=== Supplied information ===
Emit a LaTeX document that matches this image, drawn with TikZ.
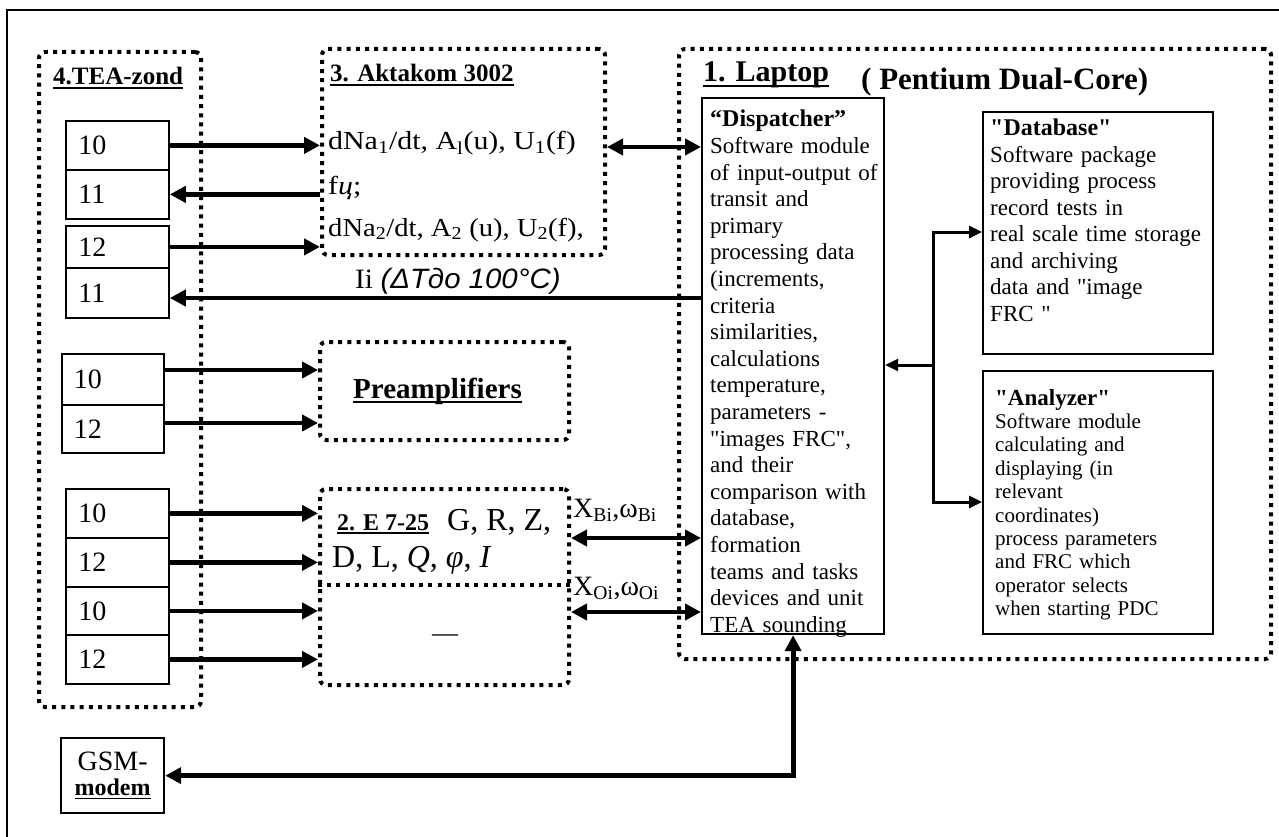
\documentclass[tikz,border=0pt]{standalone}
\usepackage{fontspec}
\setmainfont{Liberation Serif}[Ligatures=TeXOff]
\newfontfamily\sansit{Liberation Sans}[Ligatures=TeXOff]
\usepackage{graphicx}
\usetikzlibrary{arrows.meta}
\newcommand\fsz[2]{\fontsize{#1}{#2}\selectfont}
\newcommand\myul[1]{\setbox0\hbox{#1}\leavevmode\rlap{\copy0}\rule[-0.17em]{\wd0}{0.075em}}
\begin{document}
\begin{tikzpicture}[x=1pt,y=-1pt,
 dotline/.style={line width=4pt, dash pattern=on 4pt off 5.2pt},
 dotbox/.style={draw, dotline, rounded corners=6pt, inner sep=0, anchor=north west},
 solidbox/.style={draw, line width=2.2pt, inner sep=0, anchor=north west},
 cell/.style={draw, line width=1.8pt, inner sep=0, anchor=north west, minimum width=103pt, text width=78pt, align=left, font=\fsz{28}{28}},
 txt/.style={inner sep=0, anchor=north west, align=left},
 lbl/.style={inner sep=0, anchor=base west},
 arr/.style={line width=4.5pt, -{Triangle[length=16pt,width=16pt]}},
 darr/.style={line width=4.5pt, {Triangle[length=16pt,width=16pt]}-{Triangle[length=16pt,width=16pt]}},
 thinarr/.style={line width=3pt, -{Triangle[length=13pt,width=12pt]}},
]
\useasboundingbox (0,0) rectangle (1279,837);
\fill[white] (0,0) rectangle (1279,837);
\coordinate (fr1) at (7,840); \coordinate (fr2) at (7,10); \coordinate (fr3) at (1282,10);
\draw[line width=1.5pt] (fr1) -- (fr2) -- (fr3);

% TEA-zond
\node[dotbox, minimum width=162pt, minimum height=655pt] (tea) at (37,50) {};
\node[lbl, font=\bfseries\fsz{25}{25}] (teat) at (53,85) {\myul{4.TEA-zond}};
\node[cell, minimum height=49pt] (c1) at (65,120) {10};
\node[cell, minimum height=49pt] (c2) at (65,169) {11};
\node[cell, minimum height=42pt] (c3) at (65,225) {12};
\node[cell, minimum height=50pt] (c4) at (65,267) {11};
\node[cell, minimum height=51pt, minimum width=102pt] (c5) at (61,353) {10};
\node[cell, minimum height=48pt, minimum width=102pt] (c6) at (61,404) {12};
\node[cell, minimum height=49pt] (c7) at (65,488) {10};
\node[cell, minimum height=49pt] (c8) at (65,537) {12};
\node[cell, minimum height=48pt] (c9) at (65,586) {10};
\node[cell, minimum height=49pt] (c10) at (65,634) {12};

% Aktakom
\node[dotbox, minimum width=283pt, minimum height=206pt] (akt) at (320,47) {};
\node[lbl, font=\bfseries\fsz{25}{25}] (aktt) at (330,82) {\myul{3. Aktakom 3002}};
\node[lbl, font=\fsz{26}{26}] (akt1) at (328,150) {\scalebox{1.15}[1]{dNa\textsubscript{1}/dt, A\textsubscript{l}(u), U\textsubscript{1}(f)}};
\node[lbl, font=\fsz{26}{26}] (akt2) at (328,195) {\scalebox{1.15}[1]{f\textit{ц};}};
\node[lbl, font=\fsz{26}{26}] (akt3) at (328,236) {\scalebox{1.1}[1]{dNa\textsubscript{2}/dt, A\textsubscript{2} (u), U\textsubscript{2}(f),}};

% Laptop
\node[dotbox, minimum width=592pt, minimum height=610pt] (lap) at (677,47) {};
\node[lbl, font=\bfseries\fsz{30}{30}] (lapt) at (703,82) {\myul{1. Laptop}};
\node[lbl, font=\bfseries\fsz{31}{31}] (pent) at (861,90) {( Pentium Dual-Core)};

\node[solidbox, minimum width=182pt, minimum height=536pt] (disp) at (701,97) {};
\node[txt, font=\fsz{23}{26.6}, text width=185pt] (dispt) at (710,110) {{\bfseries\fsz{24}{26.6}“Dispatcher”}\\Software module\\of input-output of\\transit and\\primary\\processing data\\(increments,\\criteria\\similarities,\\calculations\\temperature,\\parameters -\\"images FRC",\\and their\\comparison with\\database,\\formation\\teams and tasks\\devices and unit\\TEA sounding};

\node[solidbox, minimum width=230pt, minimum height=242pt] (db) at (982,111) {};
\node[txt, font=\fsz{23}{26.5}, text width=220pt] (dbt) at (990,119) {{\bfseries\fsz{24}{26.5}"Database"}\\Software package\\providing process\\record tests in\\real scale time storage\\and archiving\\data and "image\\FRC "};

\node[solidbox, minimum width=230pt, minimum height=263pt] (an) at (982,370) {};
\node[txt, font=\fsz{21}{23.4}, text width=212pt] (ant) at (995,389) {{\bfseries\fsz{23}{23.4}"Analyzer"}\\Software module\\calculating and\\displaying (in\\relevant\\coordinates)\\process parameters\\and FRC which\\operator selects\\when starting PDC};

% Preamplifiers and E7-25
\node[dotbox, minimum width=249pt, minimum height=98pt, font=\bfseries\fsz{29}{29}] (pre) at (318,340) {\myul{Preamplifiers}\hspace*{14pt}};
\node[dotbox, minimum width=249pt, minimum height=196pt] (e7) at (318,487) {};
\coordinate (ydiv) at (0,585);
\draw[dotline] (e7.west |- ydiv) -- (e7.east |- ydiv);
\node[lbl, font=\bfseries\fsz{24}{24}] (e7t) at (337,530) {\myul{2. E 7-25}};
\node[lbl, font=\fsz{32}{32}] (e7a) at (447,530) {G, R, Z,};
\node[lbl, font=\fsz{32}{32}] (e7c) at (332,567) {D, L, \textit{Q}, \textit{φ}, \textit{I}};
\node[lbl, font=\fsz{26}{26}] (dash) at (432,641) {—};

\node[lbl, font=\fsz{28}{28}] (xb) at (573,517) {X\textsubscript{Bi},ω\textsubscript{Bi}};
\node[lbl, font=\fsz{28}{28}] (xo) at (573,595) {X\textsubscript{Oi},ω\textsubscript{Oi}};

% GSM
\node[solidbox, minimum width=103pt, minimum height=75pt, align=center, font=\fsz{28}{25}] (gsm) at (60,737) {GSM-\\{\bfseries\fsz{24}{25}\myul{modem}}};

% connectors
\draw[arr] (c1.east) -- (c1.east -| akt.west);
\draw[arr] (c2.east -| akt.west) -- (c2.east);
\draw[arr] (c3.east) -- (c3.east -| akt.west);
\coordinate (yIi) at (0,298);
\draw[arr] (disp.west |- yIi) -- (c4.east |- yIi);
\node[lbl, font=\fsz{28}{28}] (iil) at (355,288) {\scalebox{1.05}[1]{Ii {\sansit\itshape (ΔTдо 100°C)}}};
\coordinate (yAD) at (0,147);
\draw[darr] (akt.east |- yAD) -- (disp.west |- yAD);

\coordinate (yP1) at (0,370);
\coordinate (yP2) at (0,423);
\draw[arr] (c5.east |- yP1) -- (pre.west |- yP1);
\draw[arr] (c6.east |- yP2) -- (pre.west |- yP2);

\draw[arr] (c7.east) -- (c7.east -| e7.west);
\draw[arr] (c8.east) -- (c8.east -| e7.west);
\draw[arr] (c9.east) -- (c9.east -| e7.west);
\draw[arr] (c10.east) -- (c10.east -| e7.west);

\coordinate (yXB) at (0,538);
\coordinate (yXO) at (0,612);
\draw[darr] (e7.east |- yXB) -- (disp.west |- yXB);
\draw[darr] (e7.east |- yXO) -- (disp.west |- yXO);

\coordinate (bxt) at (933,232);
\coordinate (bxm) at (933,365);
\coordinate (bxb) at (933,502);
\draw[thinarr] (bxm) -- (bxt) -- (bxt -| db.west);
\draw[thinarr] (bxm) -- (bxb) -- (bxb -| an.west);
\draw[thinarr] (bxm) -- (bxm -| disp.east);

\draw[darr, line width=5pt] (gsm.east) -- (gsm.east -| disp.south) -- (disp.south);
\end{tikzpicture}
\end{document}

=== Set task ===
Exactly restate the lines from the beginning of the data through the line with "minimum height=49pt] (c10)", and no others, keeping pictures out.

=== Expected answer ===
Emit a LaTeX document that matches this image, drawn with TikZ.
\documentclass[tikz,border=0pt]{standalone}
\usepackage{fontspec}
\setmainfont{Liberation Serif}[Ligatures=TeXOff]
\newfontfamily\sansit{Liberation Sans}[Ligatures=TeXOff]
\usepackage{graphicx}
\usetikzlibrary{arrows.meta}
\newcommand\fsz[2]{\fontsize{#1}{#2}\selectfont}
\newcommand\myul[1]{\setbox0\hbox{#1}\leavevmode\rlap{\copy0}\rule[-0.17em]{\wd0}{0.075em}}
\begin{document}
\begin{tikzpicture}[x=1pt,y=-1pt,
 dotline/.style={line width=4pt, dash pattern=on 4pt off 5.2pt},
 dotbox/.style={draw, dotline, rounded corners=6pt, inner sep=0, anchor=north west},
 solidbox/.style={draw, line width=2.2pt, inner sep=0, anchor=north west},
 cell/.style={draw, line width=1.8pt, inner sep=0, anchor=north west, minimum width=103pt, text width=78pt, align=left, font=\fsz{28}{28}},
 txt/.style={inner sep=0, anchor=north west, align=left},
 lbl/.style={inner sep=0, anchor=base west},
 arr/.style={line width=4.5pt, -{Triangle[length=16pt,width=16pt]}},
 darr/.style={line width=4.5pt, {Triangle[length=16pt,width=16pt]}-{Triangle[length=16pt,width=16pt]}},
 thinarr/.style={line width=3pt, -{Triangle[length=13pt,width=12pt]}},
]
\useasboundingbox (0,0) rectangle (1279,837);
\fill[white] (0,0) rectangle (1279,837);
\coordinate (fr1) at (7,840); \coordinate (fr2) at (7,10); \coordinate (fr3) at (1282,10);
\draw[line width=1.5pt] (fr1) -- (fr2) -- (fr3);

% TEA-zond
\node[dotbox, minimum width=162pt, minimum height=655pt] (tea) at (37,50) {};
\node[lbl, font=\bfseries\fsz{25}{25}] (teat) at (53,85) {\myul{4.TEA-zond}};
\node[cell, minimum height=49pt] (c1) at (65,120) {10};
\node[cell, minimum height=49pt] (c2) at (65,169) {11};
\node[cell, minimum height=42pt] (c3) at (65,225) {12};
\node[cell, minimum height=50pt] (c4) at (65,267) {11};
\node[cell, minimum height=51pt, minimum width=102pt] (c5) at (61,353) {10};
\node[cell, minimum height=48pt, minimum width=102pt] (c6) at (61,404) {12};
\node[cell, minimum height=49pt] (c7) at (65,488) {10};
\node[cell, minimum height=49pt] (c8) at (65,537) {12};
\node[cell, minimum height=48pt] (c9) at (65,586) {10};
\node[cell, minimum height=49pt] (c10) at (65,634) {12};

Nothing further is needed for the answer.